I always brought my .38 Revolver. We never had any trouble.


And THAT is why some schools have a zero tolerance policy today. I honestly thought that the school was over the top until you posted that.
Are you actually serious? Is there a shred within your being that you could consider this to be in any way innapropriate, let alone dangerous?
Were your parent's morons for letting you go to school with that?
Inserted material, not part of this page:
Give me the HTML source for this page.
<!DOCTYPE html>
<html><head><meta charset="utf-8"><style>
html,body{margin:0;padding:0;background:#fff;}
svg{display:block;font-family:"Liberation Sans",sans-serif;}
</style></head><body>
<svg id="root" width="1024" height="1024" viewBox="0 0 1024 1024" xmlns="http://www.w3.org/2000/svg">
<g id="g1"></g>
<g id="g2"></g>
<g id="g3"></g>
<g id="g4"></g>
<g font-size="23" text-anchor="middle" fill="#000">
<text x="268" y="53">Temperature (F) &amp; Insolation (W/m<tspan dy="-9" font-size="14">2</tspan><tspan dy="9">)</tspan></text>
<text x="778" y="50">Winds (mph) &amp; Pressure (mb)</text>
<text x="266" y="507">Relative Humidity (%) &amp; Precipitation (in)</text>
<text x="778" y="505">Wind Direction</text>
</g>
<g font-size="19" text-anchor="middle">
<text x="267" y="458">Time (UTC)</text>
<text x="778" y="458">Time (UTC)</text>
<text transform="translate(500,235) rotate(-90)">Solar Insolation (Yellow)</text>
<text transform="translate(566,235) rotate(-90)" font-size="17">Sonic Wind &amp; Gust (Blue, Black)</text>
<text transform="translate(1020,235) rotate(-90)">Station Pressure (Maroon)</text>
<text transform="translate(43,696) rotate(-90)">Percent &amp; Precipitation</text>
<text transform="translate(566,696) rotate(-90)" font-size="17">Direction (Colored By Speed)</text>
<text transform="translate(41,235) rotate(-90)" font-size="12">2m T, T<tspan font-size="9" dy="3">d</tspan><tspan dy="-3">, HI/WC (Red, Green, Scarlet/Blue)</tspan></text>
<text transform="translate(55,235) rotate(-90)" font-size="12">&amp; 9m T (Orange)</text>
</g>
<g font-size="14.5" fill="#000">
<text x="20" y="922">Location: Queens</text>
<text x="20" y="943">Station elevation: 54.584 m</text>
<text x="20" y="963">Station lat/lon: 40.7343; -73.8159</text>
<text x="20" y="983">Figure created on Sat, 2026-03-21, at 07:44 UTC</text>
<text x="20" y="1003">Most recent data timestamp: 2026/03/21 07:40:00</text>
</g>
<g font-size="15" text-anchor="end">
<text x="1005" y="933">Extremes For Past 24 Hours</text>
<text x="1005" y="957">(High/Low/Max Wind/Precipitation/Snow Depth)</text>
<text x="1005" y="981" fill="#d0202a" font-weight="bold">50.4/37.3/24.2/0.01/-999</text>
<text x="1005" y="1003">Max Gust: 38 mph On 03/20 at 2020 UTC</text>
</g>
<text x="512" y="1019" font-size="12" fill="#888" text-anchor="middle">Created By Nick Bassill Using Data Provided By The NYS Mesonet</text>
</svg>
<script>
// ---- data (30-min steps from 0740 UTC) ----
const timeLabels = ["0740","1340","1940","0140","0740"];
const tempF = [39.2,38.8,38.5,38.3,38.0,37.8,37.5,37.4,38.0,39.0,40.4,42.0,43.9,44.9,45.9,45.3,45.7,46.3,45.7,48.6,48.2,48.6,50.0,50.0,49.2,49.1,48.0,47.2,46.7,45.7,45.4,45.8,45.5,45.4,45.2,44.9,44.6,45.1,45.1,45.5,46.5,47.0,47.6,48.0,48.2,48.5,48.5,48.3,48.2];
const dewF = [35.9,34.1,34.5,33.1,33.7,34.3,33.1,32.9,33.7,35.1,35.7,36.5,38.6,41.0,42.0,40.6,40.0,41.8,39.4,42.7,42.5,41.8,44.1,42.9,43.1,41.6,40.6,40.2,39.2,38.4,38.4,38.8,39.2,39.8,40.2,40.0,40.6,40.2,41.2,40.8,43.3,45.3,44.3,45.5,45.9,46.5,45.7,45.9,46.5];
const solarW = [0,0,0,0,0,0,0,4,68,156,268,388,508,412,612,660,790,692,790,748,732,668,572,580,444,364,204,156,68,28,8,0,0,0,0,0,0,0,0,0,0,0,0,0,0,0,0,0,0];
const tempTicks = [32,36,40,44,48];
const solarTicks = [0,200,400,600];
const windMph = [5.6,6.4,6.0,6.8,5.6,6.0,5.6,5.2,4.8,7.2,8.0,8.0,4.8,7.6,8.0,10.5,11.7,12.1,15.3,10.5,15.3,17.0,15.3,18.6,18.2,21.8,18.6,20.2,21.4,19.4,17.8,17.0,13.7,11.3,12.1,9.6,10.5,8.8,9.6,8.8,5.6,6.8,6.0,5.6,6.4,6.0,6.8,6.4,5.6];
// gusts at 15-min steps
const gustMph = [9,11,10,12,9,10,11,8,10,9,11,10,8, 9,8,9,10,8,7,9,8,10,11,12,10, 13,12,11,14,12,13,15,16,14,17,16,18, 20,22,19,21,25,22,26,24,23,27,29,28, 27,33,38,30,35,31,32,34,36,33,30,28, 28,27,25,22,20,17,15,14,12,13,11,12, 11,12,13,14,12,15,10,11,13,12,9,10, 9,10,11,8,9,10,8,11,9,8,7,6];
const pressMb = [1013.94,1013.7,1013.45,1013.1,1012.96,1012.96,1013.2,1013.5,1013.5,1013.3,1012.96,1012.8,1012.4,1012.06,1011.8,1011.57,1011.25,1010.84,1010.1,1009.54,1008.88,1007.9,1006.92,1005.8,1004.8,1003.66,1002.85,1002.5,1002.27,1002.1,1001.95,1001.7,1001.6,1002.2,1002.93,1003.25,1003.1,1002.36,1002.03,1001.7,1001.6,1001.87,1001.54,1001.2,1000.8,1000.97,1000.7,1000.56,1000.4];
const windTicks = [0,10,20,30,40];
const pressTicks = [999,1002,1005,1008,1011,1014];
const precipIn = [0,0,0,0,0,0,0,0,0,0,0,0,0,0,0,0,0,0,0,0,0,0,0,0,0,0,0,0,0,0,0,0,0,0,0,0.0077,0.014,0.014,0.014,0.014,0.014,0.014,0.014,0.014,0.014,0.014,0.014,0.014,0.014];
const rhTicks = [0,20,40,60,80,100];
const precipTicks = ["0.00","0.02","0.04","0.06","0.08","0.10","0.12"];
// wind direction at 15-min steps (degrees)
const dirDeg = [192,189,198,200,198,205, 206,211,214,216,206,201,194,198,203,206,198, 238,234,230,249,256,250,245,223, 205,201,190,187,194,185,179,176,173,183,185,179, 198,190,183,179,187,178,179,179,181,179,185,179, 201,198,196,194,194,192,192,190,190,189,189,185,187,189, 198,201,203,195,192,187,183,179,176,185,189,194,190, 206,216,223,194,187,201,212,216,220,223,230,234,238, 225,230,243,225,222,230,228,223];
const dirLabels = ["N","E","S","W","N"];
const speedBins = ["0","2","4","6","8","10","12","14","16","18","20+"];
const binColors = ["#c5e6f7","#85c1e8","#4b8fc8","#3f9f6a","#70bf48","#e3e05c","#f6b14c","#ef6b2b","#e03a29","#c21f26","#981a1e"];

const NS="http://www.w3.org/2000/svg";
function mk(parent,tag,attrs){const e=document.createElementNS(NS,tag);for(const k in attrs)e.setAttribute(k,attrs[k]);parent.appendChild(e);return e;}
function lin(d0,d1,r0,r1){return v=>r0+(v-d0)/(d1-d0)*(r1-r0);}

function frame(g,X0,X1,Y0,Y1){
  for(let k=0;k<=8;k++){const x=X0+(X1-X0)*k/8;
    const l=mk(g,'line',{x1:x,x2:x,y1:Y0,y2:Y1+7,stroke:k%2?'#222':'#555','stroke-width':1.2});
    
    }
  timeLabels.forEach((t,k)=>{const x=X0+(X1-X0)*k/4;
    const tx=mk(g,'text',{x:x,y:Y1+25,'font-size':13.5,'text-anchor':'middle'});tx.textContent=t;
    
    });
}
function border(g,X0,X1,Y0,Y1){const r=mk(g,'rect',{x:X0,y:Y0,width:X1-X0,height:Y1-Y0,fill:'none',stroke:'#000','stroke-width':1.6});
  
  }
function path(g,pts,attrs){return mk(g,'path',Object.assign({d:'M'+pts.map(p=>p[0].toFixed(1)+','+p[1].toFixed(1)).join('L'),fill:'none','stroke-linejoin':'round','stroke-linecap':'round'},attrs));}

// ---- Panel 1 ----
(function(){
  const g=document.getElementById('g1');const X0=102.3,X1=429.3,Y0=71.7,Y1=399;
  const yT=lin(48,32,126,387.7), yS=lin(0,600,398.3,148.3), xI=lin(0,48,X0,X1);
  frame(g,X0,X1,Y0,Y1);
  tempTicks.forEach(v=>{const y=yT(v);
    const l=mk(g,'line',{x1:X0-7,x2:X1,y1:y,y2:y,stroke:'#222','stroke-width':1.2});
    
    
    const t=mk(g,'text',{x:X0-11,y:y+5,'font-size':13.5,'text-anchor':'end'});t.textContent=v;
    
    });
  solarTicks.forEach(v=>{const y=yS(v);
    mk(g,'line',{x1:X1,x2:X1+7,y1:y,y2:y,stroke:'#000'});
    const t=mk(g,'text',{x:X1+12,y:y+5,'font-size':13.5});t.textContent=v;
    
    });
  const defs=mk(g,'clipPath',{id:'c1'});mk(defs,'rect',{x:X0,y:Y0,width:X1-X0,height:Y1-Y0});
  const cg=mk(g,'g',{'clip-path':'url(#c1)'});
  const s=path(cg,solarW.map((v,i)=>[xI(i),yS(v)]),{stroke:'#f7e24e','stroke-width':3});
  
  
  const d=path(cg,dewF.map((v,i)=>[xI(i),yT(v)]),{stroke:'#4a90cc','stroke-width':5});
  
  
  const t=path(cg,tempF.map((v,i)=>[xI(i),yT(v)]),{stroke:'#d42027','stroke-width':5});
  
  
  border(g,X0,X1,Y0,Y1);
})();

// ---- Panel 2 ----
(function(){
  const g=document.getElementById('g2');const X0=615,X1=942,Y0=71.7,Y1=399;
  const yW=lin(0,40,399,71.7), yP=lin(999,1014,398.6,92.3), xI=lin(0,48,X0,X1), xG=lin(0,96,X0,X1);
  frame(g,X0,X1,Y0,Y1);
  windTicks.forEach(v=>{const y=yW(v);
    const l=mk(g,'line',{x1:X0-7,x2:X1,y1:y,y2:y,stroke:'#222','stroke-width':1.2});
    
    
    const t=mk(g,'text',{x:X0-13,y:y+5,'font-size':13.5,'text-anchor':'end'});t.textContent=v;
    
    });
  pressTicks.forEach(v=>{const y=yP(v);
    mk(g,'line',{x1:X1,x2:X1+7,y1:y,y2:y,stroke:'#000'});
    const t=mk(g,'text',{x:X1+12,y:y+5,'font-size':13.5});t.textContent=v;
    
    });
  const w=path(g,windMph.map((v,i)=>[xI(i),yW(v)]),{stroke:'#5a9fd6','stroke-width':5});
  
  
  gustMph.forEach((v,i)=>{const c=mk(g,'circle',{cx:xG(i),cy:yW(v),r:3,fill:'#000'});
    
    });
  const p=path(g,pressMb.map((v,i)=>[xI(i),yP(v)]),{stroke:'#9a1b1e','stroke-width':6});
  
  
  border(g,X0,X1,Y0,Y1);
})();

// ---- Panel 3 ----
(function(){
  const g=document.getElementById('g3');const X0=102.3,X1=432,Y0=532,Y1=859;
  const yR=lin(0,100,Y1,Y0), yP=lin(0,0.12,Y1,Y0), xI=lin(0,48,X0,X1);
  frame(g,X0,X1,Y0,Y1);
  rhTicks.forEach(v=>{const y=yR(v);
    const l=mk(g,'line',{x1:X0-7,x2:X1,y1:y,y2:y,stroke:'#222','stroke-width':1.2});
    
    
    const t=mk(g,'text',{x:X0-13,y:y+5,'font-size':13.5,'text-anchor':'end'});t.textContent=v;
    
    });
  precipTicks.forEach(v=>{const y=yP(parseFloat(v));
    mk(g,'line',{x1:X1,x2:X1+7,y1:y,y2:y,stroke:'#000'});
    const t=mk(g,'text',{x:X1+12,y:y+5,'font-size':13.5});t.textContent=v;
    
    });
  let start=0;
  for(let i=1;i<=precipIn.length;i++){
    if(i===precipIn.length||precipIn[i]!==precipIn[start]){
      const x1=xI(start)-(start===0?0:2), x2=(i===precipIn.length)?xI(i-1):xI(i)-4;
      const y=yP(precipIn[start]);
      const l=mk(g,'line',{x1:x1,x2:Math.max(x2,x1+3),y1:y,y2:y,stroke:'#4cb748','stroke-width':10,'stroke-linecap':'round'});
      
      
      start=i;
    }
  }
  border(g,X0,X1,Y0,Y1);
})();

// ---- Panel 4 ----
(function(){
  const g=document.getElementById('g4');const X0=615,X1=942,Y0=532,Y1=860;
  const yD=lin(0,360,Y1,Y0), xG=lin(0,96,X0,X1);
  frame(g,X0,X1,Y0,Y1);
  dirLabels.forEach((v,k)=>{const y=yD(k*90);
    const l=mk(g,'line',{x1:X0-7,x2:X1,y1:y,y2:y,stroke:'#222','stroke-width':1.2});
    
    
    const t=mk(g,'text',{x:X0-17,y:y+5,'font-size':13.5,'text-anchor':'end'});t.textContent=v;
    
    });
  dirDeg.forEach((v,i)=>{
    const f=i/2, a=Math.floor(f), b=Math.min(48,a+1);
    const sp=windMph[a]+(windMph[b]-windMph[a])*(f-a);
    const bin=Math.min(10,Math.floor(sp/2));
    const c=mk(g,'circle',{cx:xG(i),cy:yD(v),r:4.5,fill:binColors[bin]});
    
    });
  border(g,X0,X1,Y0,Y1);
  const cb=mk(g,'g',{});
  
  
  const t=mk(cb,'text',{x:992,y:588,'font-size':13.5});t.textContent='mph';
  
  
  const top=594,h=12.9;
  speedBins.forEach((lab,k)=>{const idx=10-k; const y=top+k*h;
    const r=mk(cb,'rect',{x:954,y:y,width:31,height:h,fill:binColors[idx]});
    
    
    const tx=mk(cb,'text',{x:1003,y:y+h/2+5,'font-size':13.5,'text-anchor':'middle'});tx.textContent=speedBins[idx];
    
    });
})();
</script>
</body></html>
Or didn't they know?
How many other nutters are there at this moment in time, strolling round school/college with a firearm?
Jeez.....
Thomas
 
  2  
Reply Tue 15 Oct, 2013 09:40 am
In the light of recent Supreme-Court cases, maybe the real sin of the school wasn't to confiscate this poor imitation of a gun; it was it's failure to supply students with real guns.

Think about it: Holding and bearing arms is now officially recognized as a civil right of the individual in America. The purpose of schools is to help students develop into grownups who know their civil rights and exercise them freely and competently. Shouldn't public schools adopt a policy of offering classes in marksmanship, gun safety, and the like? It would teach students what a real gun is and how it's handled, defuse the gun mystique in the juveniles' imagination, and end up making America a safer place.
Lordyaswas
 
  1  
Reply Tue 15 Oct, 2013 09:54 am
Brilliant idea!

I'd love to be a teacher in one of those schools.

I'm sure you're joshing.
boomerang
 
  2  
Reply Tue 15 Oct, 2013 10:00 am
@Lordyaswas,
My son's third grade teacher carried her gun to school when she was a kid. In parts of the American West it wasn't uncommon. She rode her horse to school too.

I'm NOT in favor of kids taking guns to school and I think it should be something they get suspended for BUT it should be a real gun. Not a GI Joe gun.
0 Replies
 
boomerang
 
  3  
Reply Tue 15 Oct, 2013 10:03 am
@Thomas,
I made Mo read an article in the paper the other day that said that 1 in 16 adult Oregonians have a concealed carry permit.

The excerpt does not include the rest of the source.